Introducing a rescue pet into your home

There’s nothing more exciting than welcoming a rescue pet into your home and providing them with a comfortable, safe and loving surrounding. Not only does welcoming a rescue pet into your home bring them a new lease on life, but it’s also a highly rewarding and fulfilling experience. 

However, bringing any new pet into your house comes with responsibilities beyond the standard feeding and walking. 

PETstock Dog Trainer, Tina Button, says your home can become a sanctuary for both you and your pet, as long as it’s well thought out and pet friendly. 

“Anything that can be chewed, opened or used as a bathroom is a safety hazard for a rescue pet, and not to mention your lovely home,” says Tina. 

To help new pet owners or foster carers pet-proof their house in preparation for the new arrival, Tina has provided some helpful tips. 

Secure fences and gates  

When animals feel anxious or scared, they may try to run away or escape from the backyard, so it’s essential to check all fences and gates at your home to make sure they are secure. This includes securing the ground surrounding fences or gates, ensuring the soil isn’t loose enough to be made into an escape tunnel. Try placing rocks or stones around any exposed areas next to fencing, or even planting chicken wire underneath the surface to prevent holes being dug.  

Designate a safe place  

It’s important to provide your adopted or foster pet with a designated safe area in your house to retreat to if they feel scared or anxious. This could include the laundry, spare room a section of the garage or a sheltered area in the backyard with bedding, or an enclosed shelter such as a kennel. Having this space will prevent your pet from running away if they get a fright, as they will be more inclined to retreat to their safe place. 

Keep bins and food out of reach  

Any pet owner knows that pets will sneak food at any given opportunity. While it’s usually harmless, there can be unwanted health consequences and potentially an expensive vet bill to follow. When planning your home around a new pet, ensure your bins are up high, secure and completely out of reach from your pet – one person’s trash is another pet’s treasure after all! This also applies to food storage; where possible store food in cupboards up high to make sure your pet doesn’t get its paws into human-only food. 

Door & cupboard latches.  

All pets are inquisitive and love to follow their nose, so they’re always likely to open cupboards or doors that they shouldn’t. A way to prepare your house is to install child-proof latches on all doors to ensure the safety of your clever pet and your peace of mind. 

Dangerous chemicals  

Something often forgotten when bringing a pet into your home are the hazardous chemicals and toxins stored in the home.

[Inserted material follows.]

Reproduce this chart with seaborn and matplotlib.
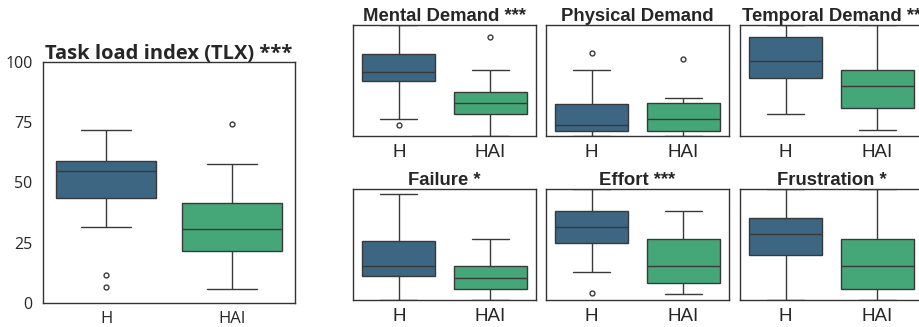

While cleaning products don’t appeal to us as a beverage of choice, animals can often knock and spill things over which can lead to consequential and dangerous

ingestion of that chemical. To ensure pets and chemicals stay far apart, store all harmful substances in a locked cupboard away from the unpredictable movements of your pet. 

Visitors to your home  

When bringing home a new pet, it is recommended that you have two to three days of no visitors to your home to allow your pet to settle in. 

When you do have visitors, begin with short sessions with only one or two people, so that your pet is not overwhelmed. Of course, all pets are different and respond to new environments differently. Allow the pet to retreat if it feels uncomfortable. 

By law, in most states, there is a requirement that all services personnel and trades people must be able to reach your front door without being impeded by animals which have the potential to escape, guard or retreat.